Dabei sagen Barwerte auch ziemlich wenig aus über die Gesamtsituation. Schließlich sind beinahe alle Derivate, die gehandelt werden, eine Absicherung für irgendein Grundgeschäft. Daraus folgt, dass ein positiver Barwert des Grundgeschäfts einen negativen Barwert in der Absicherung zur Folge hat, und umgekehrt. Größere Banken und Unternehmen sichern ihre Geschäfte zwar nicht mehr 1:1 ab, sondern verwenden Makropositionen zur Absicherung, aber das ändert nichts daran, dass sich Grundgeschäft und Absicherung im Wert normalerweise gegengleich entwickeln. Hier nur auf die Seite der Derivate zu achten wäre unsinnig. Man müsste die Geschäfte als Einheit sehen, um eine Aussage treffen zu können.
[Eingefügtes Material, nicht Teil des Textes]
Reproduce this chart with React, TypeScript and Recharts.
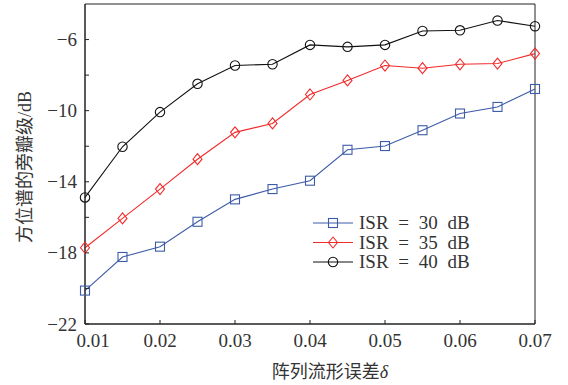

Derivate werden auch gerne vorgeschoben

Positionen in Derivaten können auch bei Unternehmen und Banken zu Verlusten führen. Die Derivate werden dann gerne vorgeschoben und es werden Aussagen gemacht, die in etwa so klingen: „Aufgrund von älteren Zinsderivate Positionen sind in den kommenden Jahren Belastungen des Ergebnisses zu erwarten.“ Doch auch hier liegt es selten direkt an den Derivaten, sondern die Verluste stammen aus dem Grundgeschäft, für das die Derivate einst abgeschlossen wurden. Manchmal wird beim Abschluss von Absicherungen auch geschlampt, was übrigens gar nicht so selten passiert. Es werden etwa Grundgeschäfte gekündigt oder verkauft, obwohl es dagegen noch einen Swap gibt, der weiterläuft. Es werden im Grundgeschäft Euribor Floors von 0% unterschrieben, im Swap dagegen nicht. Der Ursprung des Problems liegt zumindest bei allen Absicherungsderivaten wieder im Grundgeschäft. Da reine Zockerpositionen bei Derivaten heute eher die Ausnahme sind, sollten Analysten zunächst also die Asset- und Liabilityseite unter die Lupe nehmen und dort nachhaken. Denn Derivate sind selten die Ursache des Problems.